D’autant que personne n’a envie de rejoindre Jean-Luc Mélenchon : « On aboie tous, dehors comme dedans, mais personne n’arrive à faire changer les choses, et surtout pas lui », grince Gérard Filoche, qui voit dans l’ancien camarade un diviseur plus qu’un allié. L’aile gauche se retrouve coincée. À quelques mois des européennes – où Guillaume Balas et Emmanuel Maurel ont été investis à des positons éligibles –, se brouiller trop franchement avec la ligne officielle pourrait faire mauvais genre. Refuser de voter la confiance demandée par le stratège Hollande équivaudrait à une déclaration de guerre conduisant à la sortie de la majorité. « Nous sommes piégés par la Ve République, analyse Pouria Amirshahi. Cette injonction à la loyauté du vote de confiance n’est autre que du chantage. » À court terme, la gauche du PS entend donc peser par tous les moyens pour faire évoluer le pacte de responsabilité. « Il faut qu’on se batte avec les syndicats pour exiger des contreparties. Je pense vraiment qu’il peut y avoir des avancées si les parlementaires retouchent le texte à l’issue de la conférence sociale », estime Guillaume Balas. L’hypothèse fait doucement rigoler Gérard Filoche : « Le patronat, qui ne souhaite qu’une chose, le retour de la droite, ne jouera jamais le jeu des contreparties ! Et même s’il le voulait, il ne pourrait rien garantir, car il est tenu par la finance. »

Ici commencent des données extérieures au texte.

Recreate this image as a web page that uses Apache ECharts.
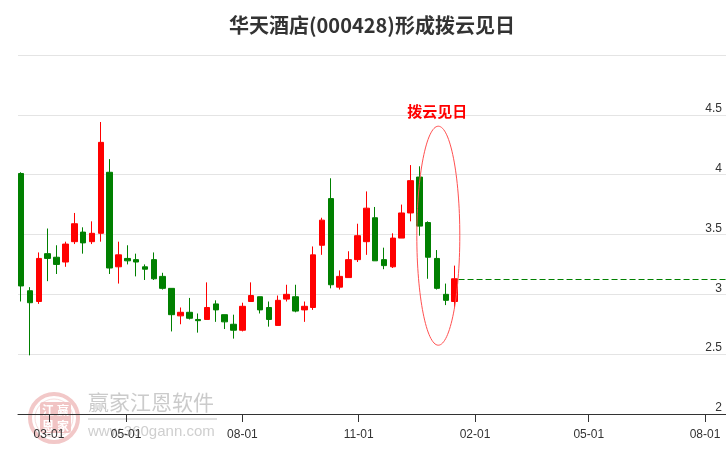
<!DOCTYPE html>
<html><head><meta charset="utf-8">
<script src="https://cdn.jsdelivr.net/npm/echarts@6/dist/echarts.min.js"></script>
<style>html,body{margin:0;padding:0;background:#fff}#c{width:726px;height:450px}</style>
</head><body><div id="c"></div>
<script>
// ---------- data ----------
const dates = ['2019-02-07','2019-02-14','2019-02-21','2019-02-28','2019-03-07','2019-03-14','2019-03-21','2019-03-28',
  '2019-04-04','2019-04-11','2019-04-18','2019-04-25','2019-05-02','2019-05-09','2019-05-16','2019-05-23','2019-05-30',
  '2019-06-06','2019-06-13','2019-06-20','2019-06-27','2019-07-04','2019-07-11','2019-07-18','2019-07-25',
  '2019-08-01','2019-08-08','2019-08-15','2019-08-22','2019-08-29','2019-09-05','2019-09-12','2019-09-19','2019-09-26',
  '2019-10-03','2019-10-10','2019-10-17','2019-10-24','2019-10-31','2019-11-07','2019-11-14','2019-11-21','2019-11-28',
  '2019-12-05','2019-12-12','2019-12-19','2019-12-26','2020-01-02','2020-01-09','2020-01-16'];
const opens  = [4.01,3.03,2.94,3.34,3.31,3.27,3.44,3.52,3.44,3.51,4.02,3.23,3.30,3.29,3.23,3.29,3.15,3.05,2.82,2.85,
  2.79,2.79,2.92,2.83,2.75,2.70,2.94,2.98,2.89,2.74,2.96,2.98,2.87,2.89,3.41,3.80,3.06,3.14,3.29,3.44,
  3.64,3.29,3.23,3.47,3.68,3.98,3.60,3.30,3.00,2.94];
const closes = [3.07,2.93,3.30,3.30,3.25,3.42,3.59,3.43,3.51,4.27,3.22,3.33,3.28,3.27,3.21,3.13,3.05,2.83,2.85,2.80,
  2.78,2.89,2.87,2.77,2.70,2.90,2.99,2.87,2.79,2.95,3.00,2.86,2.90,3.33,3.62,3.08,3.15,3.29,3.49,3.72,
  3.28,3.24,3.47,3.68,3.95,3.57,3.31,3.05,2.95,3.13];
const lows   = [2.94,2.49,2.92,3.11,3.17,3.23,3.42,3.34,3.42,3.44,3.17,3.09,3.25,3.15,3.12,3.12,3.04,2.69,2.75,2.79,
  2.68,2.79,2.77,2.71,2.63,2.69,2.94,2.84,2.73,2.74,2.94,2.85,2.77,2.87,3.33,3.05,3.04,3.14,3.27,3.33,
  3.28,3.21,3.22,3.47,3.61,3.49,3.13,3.04,2.91,2.89];
const highs  = [4.02,3.06,3.35,3.55,3.41,3.44,3.68,3.56,3.61,4.44,4.13,3.44,3.41,3.34,3.25,3.35,3.18,3.05,2.89,2.97,
  2.84,3.10,2.95,2.83,2.83,2.93,3.10,2.98,2.94,2.99,3.08,3.08,2.94,3.40,3.64,3.97,3.20,3.36,3.59,3.86,
  3.73,3.39,3.51,3.75,4.08,4.07,3.61,3.37,3.09,3.24];
const tickDates = ['2019-03-01','2019-05-01','2019-08-01','2019-11-01','2020-02-01','2020-05-01','2020-08-01'];
const axisMinDate = '2019-02-04 12:00';
const axisMaxDate = '2020-08-17 14:00';
const yMin = 2, yMax = 5, yStep = 0.5;
const titleText = '华天酒店(000428)形成拨云见日';
const patternLabel = '拨云见日';
const patternCenter = ['2020-01-03', 3.49];
const patternRadiusDays = 17, patternRadiusValue = 0.915;
const patternLabelValue = 4.53;

// ---------- helpers ----------
function ts(s) {
  const [d, t] = s.split(' ');
  const [y, m, dd] = d.split('-').map(Number);
  let hh = 0, mm = 0;
  if (t) { [hh, mm] = t.split(':').map(Number); }
  return new Date(y, m - 1, dd, hh, mm).getTime();
}
const pad = n => (n < 10 ? '0' : '') + n;
const DAY = 86400000;

const candleData = dates.map((d, i) => [ts(d), opens[i], closes[i], lows[i], highs[i]]);
const lastTs = ts(dates[dates.length - 1]);
const lastClose = closes[closes.length - 1];

const chart = echarts.init(document.getElementById('c'), null, {renderer: 'canvas'});
const labelFont = 'Liberation Sans, Arial, sans-serif';

chart.setOption({
  animation: false,
  backgroundColor: '#fff',
  title: {
    text: titleText, left: 229, top: 15, padding: 0,
    textStyle: {fontFamily: 'Noto Sans CJK SC', fontWeight: 'bold', fontSize: 20, color: '#333'}
  },
  grid: {left: 18, right: 0, top: 55, bottom: 36, containLabel: false, outerBoundsMode: 'none'},
  xAxis: {
    type: 'value', min: ts(axisMinDate), max: ts(axisMaxDate), scale: true,
    axisLine: {lineStyle: {color: '#333', width: 1}},
    axisTick: {show: true, length: 8, lineStyle: {color: '#333'}, customValues: tickDates.map(ts)},
    axisLabel: {
      customValues: tickDates.map(ts), margin: 15, fontSize: 12, color: '#333', fontFamily: labelFont,
      formatter: v => { const d = new Date(v); return pad(d.getMonth() + 1) + '-' + pad(d.getDate()); }
    },
    splitLine: {show: false}
  },
  yAxis: {
    type: 'value', position: 'right', min: yMin, max: yMax, interval: yStep,
    axisLine: {show: false}, axisTick: {show: false},
    axisLabel: {inside: true, verticalAlign: 'bottom', margin: 4, showMaxLabel: false,
      fontSize: 12, color: '#333', fontFamily: labelFont},
    splitLine: {lineStyle: {color: '#e4e4e4', width: 1}}
  },
  series: [{
    type: 'candlestick',
    data: candleData,
    encode: {x: 0, y: [1, 2, 3, 4]},
    barWidth: 6,
    itemStyle: {color: '#ff0000', color0: '#008000', borderColor: '#ff0000', borderColor0: '#008000', borderWidth: 1},
    markLine: {
      silent: true, symbol: ['none', 'none'], label: {show: false},
      lineStyle: {color: '#008000', width: 1, type: [6, 3]},
      data: [[{coord: [lastTs + 3 * DAY, lastClose]}, {coord: [ts(axisMaxDate), lastClose]}]]
    }
  }]
});

// annotation ellipse + label derived from data coordinates
const c = chart.convertToPixel({gridIndex: 0}, [ts(patternCenter[0]), patternCenter[1]]);
const e = chart.convertToPixel({gridIndex: 0}, [ts(patternCenter[0]) + patternRadiusDays * DAY, patternCenter[1] + patternRadiusValue]);
const lp = chart.convertToPixel({gridIndex: 0}, [ts(patternCenter[0]), patternLabelValue]);
const rx = Math.abs(e[0] - c[0]), ry = Math.abs(c[1] - e[1]);

chart.setOption({
  graphic: [
    // watermark
    {type: 'group', z: -1, silent: true, children: [
      {type: 'circle', shape: {cx: 54, cy: 418, r: 24}, style: {fill: 'none', stroke: '#f2c8c8', lineWidth: 4}},
      {type: 'circle', shape: {cx: 54, cy: 418, r: 19}, style: {fill: 'none', stroke: '#f6dcdc', lineWidth: 1}},
      {type: 'rect', shape: {x: 40, y: 402, width: 31, height: 31, r: 3}, style: {fill: '#f1c4c4'}},
      {type: 'text', x: 48, y: 410, style: {text: '江', fill: '#fff', font: 'bold 12px "Noto Sans CJK SC"', align: 'center', verticalAlign: 'middle'}},
      {type: 'text', x: 63, y: 410, style: {text: '赢', fill: '#fff', font: 'bold 12px "Noto Sans CJK SC"', align: 'center', verticalAlign: 'middle'}},
      {type: 'text', x: 48, y: 426, style: {text: '恩', fill: '#fff', font: 'bold 12px "Noto Sans CJK SC"', align: 'center', verticalAlign: 'middle'}},
      {type: 'text', x: 63, y: 426, style: {text: '家', fill: '#fff', font: 'bold 12px "Noto Sans CJK SC"', align: 'center', verticalAlign: 'middle'}},
      {type: 'text', x: 88, y: 402, style: {text: '赢家江恩软件', fill: '#cbcbcb', font: '21px "Noto Sans CJK SC"', align: 'left', verticalAlign: 'middle'}},
      {type: 'rect', shape: {x: 88, y: 418, width: 129, height: 2}, style: {fill: '#e0e0e0'}},
      {type: 'text', x: 88, y: 432, style: {text: 'www.360gann.com', fill: '#cfcfcf', font: '15px "Liberation Sans", Arial, sans-serif', align: 'left', verticalAlign: 'middle'}}
    ]},
    // pattern annotation
    {type: 'ellipse', z: 10, silent: true, shape: {cx: c[0], cy: c[1], rx: rx, ry: ry},
      style: {fill: 'none', stroke: '#ff5050', lineWidth: 1}},
    {type: 'text', z: 10, silent: true, x: lp[0] - 1, y: lp[1],
      style: {text: patternLabel, fill: '#ff0000', font: 'bold 15px "Noto Sans CJK SC"', align: 'center', verticalAlign: 'middle'}}
  ]
});
</script>
</body></html>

À plus long terme, une stratégie se dessine pour reprendre la main sur un PS atone et soumis. « Il faut mener la baston à l’intérieur du parti », estime Emmanuel Maurel, qui demeure évasif sur la manière de procéder. « Pour lutter contre la domination dans le socialisme de la ligne sociale-libérale, précise Guillaume Balas, le combat idéologique doit se mener à l’intérieur d’un nouvel arc de forces de la gauche qui ne veut pas de la défaite de François Hollande ». Autrement dit, sans Jean-Luc Mélenchon. Pouria Amirshahi propose, lui, un regroupement de la gauche du PS, éclatée depuis le congrès de Toulouse, afin de « donner le signal que, face à la logique économique portée par le parti, il existe une autre cohérence ». Un projet de texte commun est en préparation, qui viendrait faire converger MLG, des « hamonistes », mais aussi une partie de la motion portée par Pierre Larrouturou et feu Stéphane Hessel. « C’est toujours bien de produire un texte, même qui ne mange pas de pain, car beaucoup de gens attendent un signe collectif de notre part, mais il faut ouvrir des perspectives au-delà, sur les RTT, la transition énergétique », juge Barbara Romagnan. « De toute façon, on ne gagnera pas en interne sans un rapport de force social puissant », renchérit, fataliste, Gérard Filoche.